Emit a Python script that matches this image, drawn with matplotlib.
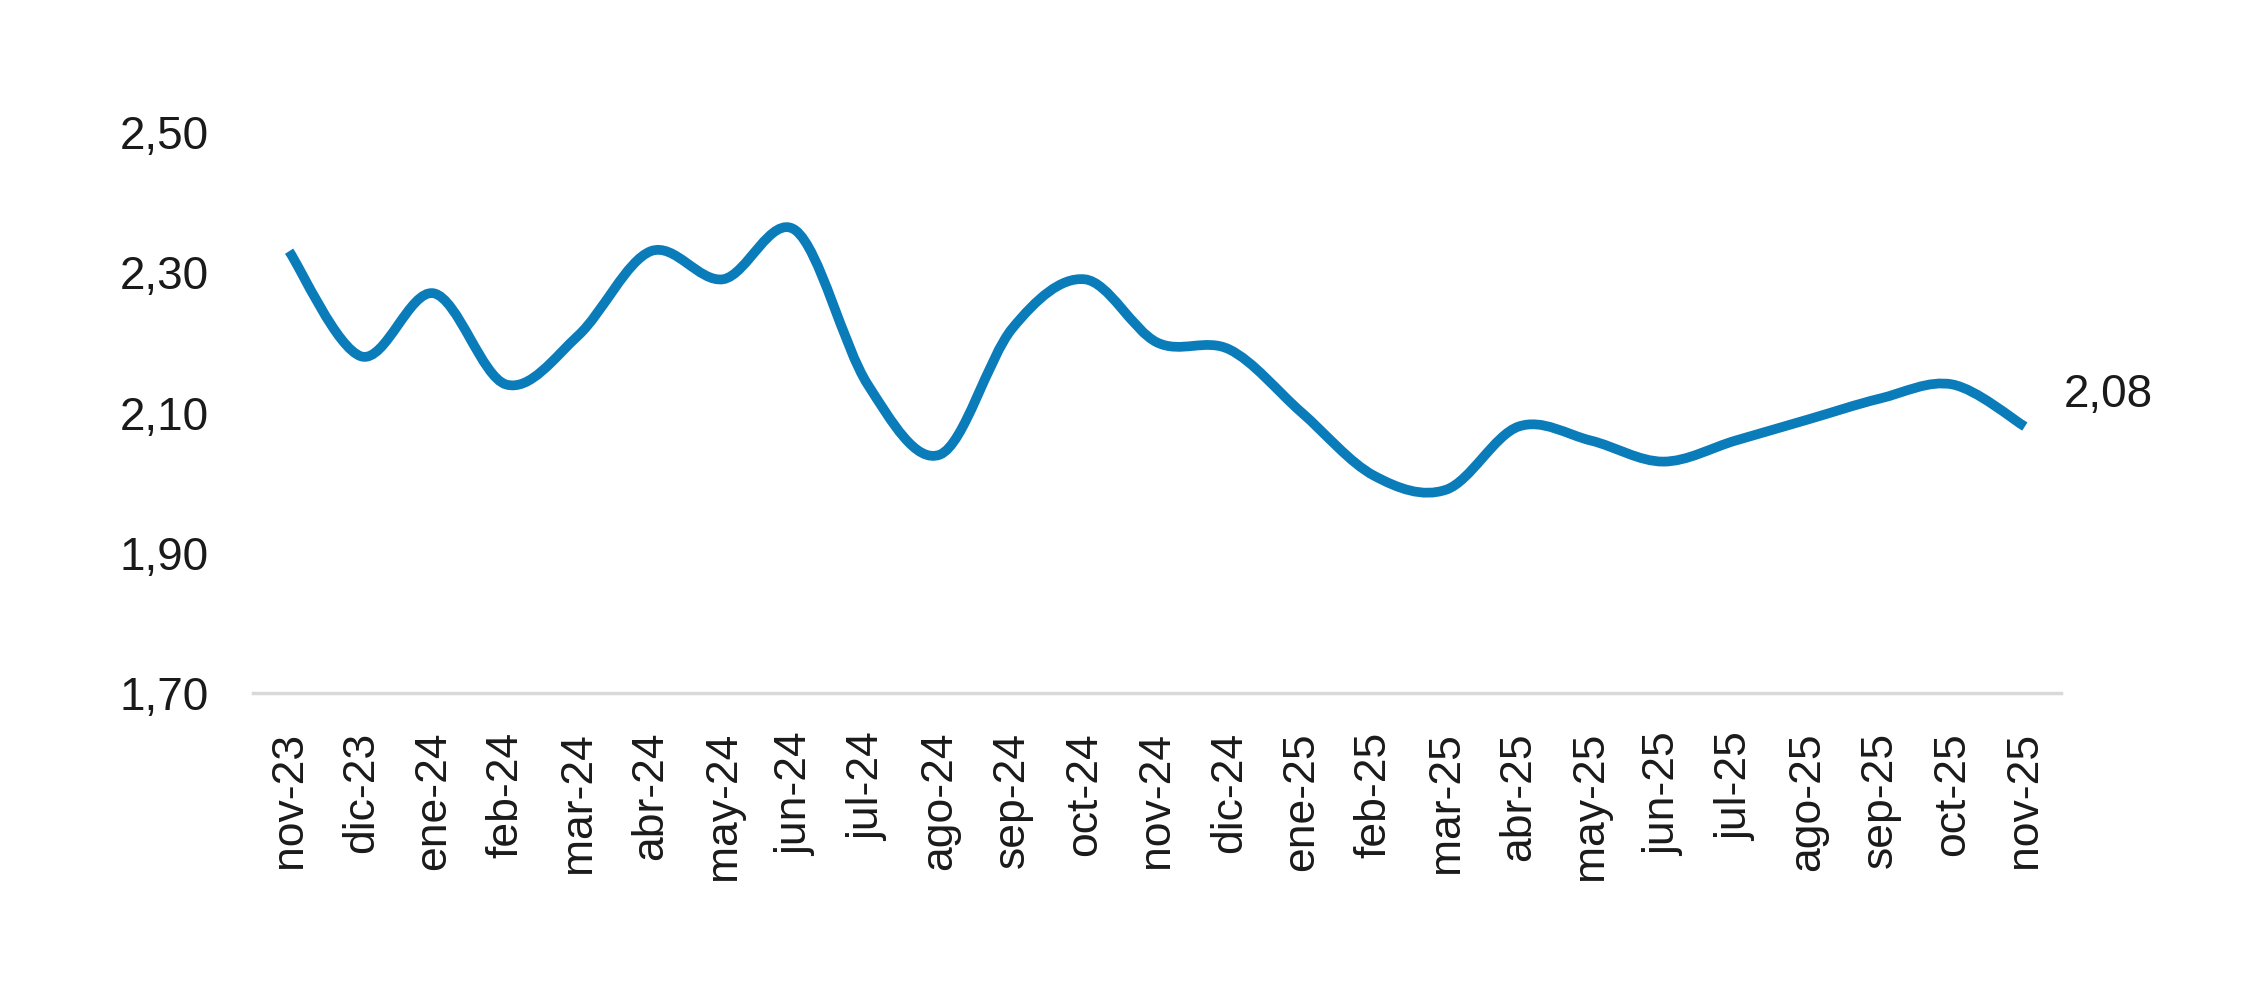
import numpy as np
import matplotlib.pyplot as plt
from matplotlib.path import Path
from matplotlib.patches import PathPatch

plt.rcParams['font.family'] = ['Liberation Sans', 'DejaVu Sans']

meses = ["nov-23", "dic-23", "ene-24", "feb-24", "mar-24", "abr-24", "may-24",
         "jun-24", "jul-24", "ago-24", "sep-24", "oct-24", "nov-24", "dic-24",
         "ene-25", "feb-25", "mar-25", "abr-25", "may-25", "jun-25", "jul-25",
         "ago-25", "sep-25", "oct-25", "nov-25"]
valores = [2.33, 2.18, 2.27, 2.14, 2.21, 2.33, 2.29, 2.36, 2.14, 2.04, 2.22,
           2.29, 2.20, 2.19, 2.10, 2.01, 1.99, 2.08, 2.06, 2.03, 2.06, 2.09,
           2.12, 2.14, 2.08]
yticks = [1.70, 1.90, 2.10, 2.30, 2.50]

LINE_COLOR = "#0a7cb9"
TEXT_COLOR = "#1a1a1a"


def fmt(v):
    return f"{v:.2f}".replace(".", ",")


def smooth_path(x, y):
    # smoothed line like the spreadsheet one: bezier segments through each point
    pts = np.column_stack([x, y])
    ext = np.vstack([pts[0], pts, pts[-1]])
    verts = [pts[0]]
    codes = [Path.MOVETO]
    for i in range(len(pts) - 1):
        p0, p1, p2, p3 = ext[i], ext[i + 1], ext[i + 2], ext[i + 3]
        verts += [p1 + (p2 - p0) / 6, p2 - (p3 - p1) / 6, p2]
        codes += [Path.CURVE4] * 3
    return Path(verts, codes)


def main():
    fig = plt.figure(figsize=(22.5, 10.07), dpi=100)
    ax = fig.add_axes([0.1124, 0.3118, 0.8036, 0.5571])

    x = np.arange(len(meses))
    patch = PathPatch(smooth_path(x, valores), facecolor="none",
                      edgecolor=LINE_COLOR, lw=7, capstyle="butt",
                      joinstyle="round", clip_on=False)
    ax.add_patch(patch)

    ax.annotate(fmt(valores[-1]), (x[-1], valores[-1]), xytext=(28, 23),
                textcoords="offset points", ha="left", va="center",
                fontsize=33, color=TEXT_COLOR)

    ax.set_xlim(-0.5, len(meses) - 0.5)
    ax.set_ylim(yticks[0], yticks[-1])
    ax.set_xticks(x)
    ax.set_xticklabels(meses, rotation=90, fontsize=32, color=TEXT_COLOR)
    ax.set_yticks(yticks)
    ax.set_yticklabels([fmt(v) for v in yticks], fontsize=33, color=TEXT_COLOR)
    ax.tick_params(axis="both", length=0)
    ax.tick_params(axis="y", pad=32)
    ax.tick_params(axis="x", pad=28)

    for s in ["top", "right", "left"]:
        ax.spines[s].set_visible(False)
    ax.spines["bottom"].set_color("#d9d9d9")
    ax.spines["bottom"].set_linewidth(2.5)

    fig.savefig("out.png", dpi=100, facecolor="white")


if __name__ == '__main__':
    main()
- - - - - - -
Leave out the pictures and repeat exactly the lines from the start of the material through the line that contains "plt.rcParams['font.family'] = ['Liberation", both included.

Emit a Python script that matches this image, drawn with matplotlib.
import numpy as np
import matplotlib.pyplot as plt
from matplotlib.path import Path
from matplotlib.patches import PathPatch

plt.rcParams['font.family'] = ['Liberation Sans', 'DejaVu Sans']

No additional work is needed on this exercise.